## begin

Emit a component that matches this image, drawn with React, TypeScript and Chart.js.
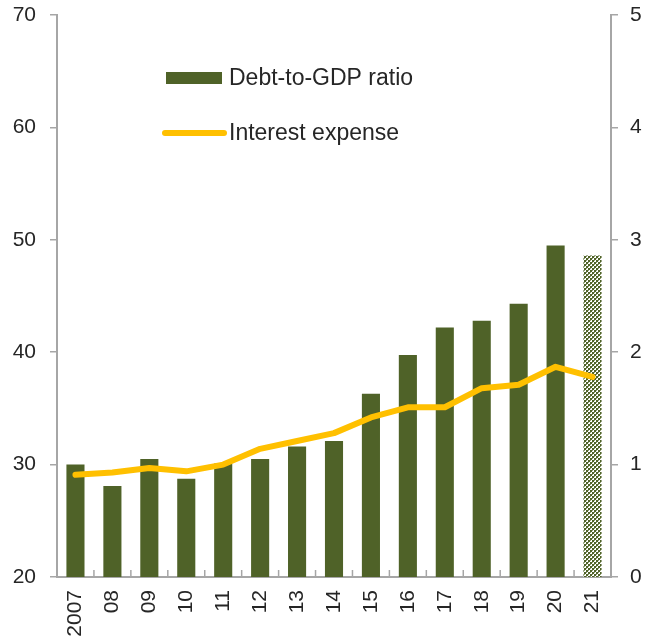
import { useEffect, useRef } from 'react';
import { Chart, registerables } from 'chart.js';

Chart.register(...registerables);

const categories = ['2007', '08', '09', '10', '11', '12', '13', '14', '15', '16', '17', '18', '19', '20', '21'];
const debtToGdp = [30.0, 28.1, 30.5, 28.75, 30.1, 30.5, 31.6, 32.1, 36.3, 39.75, 42.2, 42.8, 44.3, 49.5, 48.6];
const interestExpense = [0.91, 0.93, 0.97, 0.94, 1.0, 1.14, 1.21, 1.28, 1.42, 1.51, 1.51, 1.68, 1.71, 1.87, 1.78];
const forecastIndex = 14;

const GREEN = '#4F6228';
const GOLD = '#FFC000';
const AXIS = '#A6A6A6';
const TEXT = '#262626';
const FONT = "'Liberation Sans', Arial, sans-serif";
const TICK_SIZE = 21;
const LEGEND_SIZE = 23;

function makePattern(): CanvasPattern | string {
  const c = document.createElement('canvas');
  c.width = 4;
  c.height = 4;
  const g = c.getContext('2d');
  if (!g) return GREEN;
  g.fillStyle = '#ffffff';
  g.fillRect(0, 0, 4, 4);
  g.fillStyle = GREEN;
  g.fillRect(0, 0, 2, 2);
  g.fillRect(2, 2, 2, 2);
  g.fillStyle = '#8E9C6C';
  g.fillRect(2, 0, 1, 1);
  g.fillRect(0, 2, 1, 1);
  const p = g.createPattern(c, 'repeat');
  return p || GREEN;
}

const noPad = (s: any) => {
  s.paddingTop = 0;
  s.paddingBottom = 0;
  s.paddingLeft = 0;
  s.paddingRight = 0;
};

export default function App() {
  const ref = useRef<HTMLCanvasElement>(null);

  useEffect(() => {
    if (!ref.current) return;
    const pattern = makePattern();

    const xTicksPlugin = {
      id: 'xInnerTicks',
      afterDraw(chart: any) {
        const ctx = chart.ctx;
        const xs = chart.scales.x;
        const y = chart.chartArea.bottom;
        ctx.save();
        ctx.strokeStyle = AXIS;
        ctx.lineWidth = 1.5;
        for (let i = 1; i < categories.length; i++) {
          const px = (xs.getPixelForValue(i - 1) + xs.getPixelForValue(i)) / 2;
          ctx.beginPath();
          ctx.moveTo(px, y);
          ctx.lineTo(px, y - 7);
          ctx.stroke();
        }
        ctx.restore();
      },
    };

    const legendPlugin = {
      id: 'innerLegend',
      afterDraw(chart: any) {
        const ctx = chart.ctx;
        const a = chart.chartArea;
        const ds = chart.data.datasets;
        ctx.save();
        ctx.font = `${LEGEND_SIZE}px ${FONT}`;
        ctx.textBaseline = 'middle';
        ctx.textAlign = 'left';
        const x0 = a.left + 109;
        const y1 = a.top + 63;
        ctx.fillStyle = GREEN;
        ctx.fillRect(x0, y1 - 6, 56, 12);
        ctx.fillStyle = TEXT;
        ctx.fillText(ds[0].label, x0 + 63, y1 + 1);
        const y2 = a.top + 118;
        ctx.strokeStyle = GOLD;
        ctx.lineWidth = 6;
        ctx.lineCap = 'round';
        ctx.beginPath();
        ctx.moveTo(x0 - 1, y2);
        ctx.lineTo(x0 + 58, y2);
        ctx.stroke();
        ctx.fillStyle = TEXT;
        ctx.fillText(ds[1].label, x0 + 63, y2 + 1);
        ctx.restore();
      },
    };

    const chart = new Chart(ref.current, {
      type: 'bar',
      data: {
        labels: categories,
        datasets: [
          {
            type: 'bar',
            label: 'Debt-to-GDP ratio',
            data: debtToGdp,
            yAxisID: 'y',
            backgroundColor: (c: any) => (c.dataIndex === forecastIndex ? pattern : GREEN),
            borderWidth: 0,
            barPercentage: 0.49,
            categoryPercentage: 1,
            order: 2,
          },
          {
            type: 'line',
            label: 'Interest expense',
            data: interestExpense,
            yAxisID: 'y1',
            borderColor: GOLD,
            backgroundColor: GOLD,
            borderWidth: 6,
            pointRadius: 0,
            tension: 0,
            borderJoinStyle: 'round',
            borderCapStyle: 'round',
            order: 1,
          },
        ] as any,
      },
      options: {
        responsive: false,
        animation: false,
        layout: { padding: { top: 15, left: 0, right: 0, bottom: 0 } },
        plugins: {
          legend: { display: false },
          tooltip: { enabled: false },
        },
        scales: {
          x: {
            offset: true,
            grid: { display: false, drawTicks: false },
            border: { display: true, color: AXIS, width: 2 },
            ticks: {
              minRotation: 90,
              maxRotation: 90,
              padding: 13,
              color: TEXT,
              font: { family: FONT, size: TICK_SIZE },
            },
            afterFit: (s: any) => {
              s.height = 63;
              noPad(s);
            },
          },
          y: {
            position: 'left',
            min: 20,
            max: 70,
            ticks: {
              stepSize: 10,
              padding: 14,
              color: TEXT,
              font: { family: FONT, size: TICK_SIZE },
            },
            grid: { drawOnChartArea: false, drawTicks: true, tickLength: 7, color: AXIS, lineWidth: 1.5 },
            border: { display: true, color: AXIS, width: 2 },
            afterFit: (s: any) => {
              s.width = 57;
              noPad(s);
            },
          },
          y1: {
            position: 'right',
            min: 0,
            max: 5,
            ticks: {
              stepSize: 1,
              padding: 12,
              color: TEXT,
              font: { family: FONT, size: TICK_SIZE },
            },
            grid: { drawOnChartArea: false, drawTicks: true, tickLength: 7, color: AXIS, lineWidth: 1.5 },
            border: { display: true, color: AXIS, width: 2 },
            afterFit: (s: any) => {
              s.width = 35;
              noPad(s);
            },
          },
        },
      } as any,
      plugins: [xTicksPlugin, legendPlugin],
    });

    return () => chart.destroy();
  }, []);

  return (
    <div style={{ position: 'absolute', left: 0, top: 0, width: 646, height: 640, background: '#fff' }}>
      <canvas ref={ref} width={646} height={640} style={{ display: 'block', width: 646, height: 640 }} />
    </div>
  );
}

## end

## EXERCISE AIM:
Restate exactly, please, only the lines between the start of the data and the line containing "const pattern = makePattern();", both ends included, skipping the pictures.

## RESPONSE:
Emit a component that matches this image, drawn with React, TypeScript and Chart.js.
import { useEffect, useRef } from 'react';
import { Chart, registerables } from 'chart.js';

Chart.register(...registerables);

const categories = ['2007', '08', '09', '10', '11', '12', '13', '14', '15', '16', '17', '18', '19', '20', '21'];
const debtToGdp = [30.0, 28.1, 30.5, 28.75, 30.1, 30.5, 31.6, 32.1, 36.3, 39.75, 42.2, 42.8, 44.3, 49.5, 48.6];
const interestExpense = [0.91, 0.93, 0.97, 0.94, 1.0, 1.14, 1.21, 1.28, 1.42, 1.51, 1.51, 1.68, 1.71, 1.87, 1.78];
const forecastIndex = 14;

const GREEN = '#4F6228';
const GOLD = '#FFC000';
const AXIS = '#A6A6A6';
const TEXT = '#262626';
const FONT = "'Liberation Sans', Arial, sans-serif";
const TICK_SIZE = 21;
const LEGEND_SIZE = 23;

function makePattern(): CanvasPattern | string {
  const c = document.createElement('canvas');
  c.width = 4;
  c.height = 4;
  const g = c.getContext('2d');
  if (!g) return GREEN;
  g.fillStyle = '#ffffff';
  g.fillRect(0, 0, 4, 4);
  g.fillStyle = GREEN;
  g.fillRect(0, 0, 2, 2);
  g.fillRect(2, 2, 2, 2);
  g.fillStyle = '#8E9C6C';
  g.fillRect(2, 0, 1, 1);
  g.fillRect(0, 2, 1, 1);
  const p = g.createPattern(c, 'repeat');
  return p || GREEN;
}

const noPad = (s: any) => {
  s.paddingTop = 0;
  s.paddingBottom = 0;
  s.paddingLeft = 0;
  s.paddingRight = 0;
};

export default function App() {
  const ref = useRef<HTMLCanvasElement>(null);

  useEffect(() => {
    if (!ref.current) return;
    const pattern = makePattern();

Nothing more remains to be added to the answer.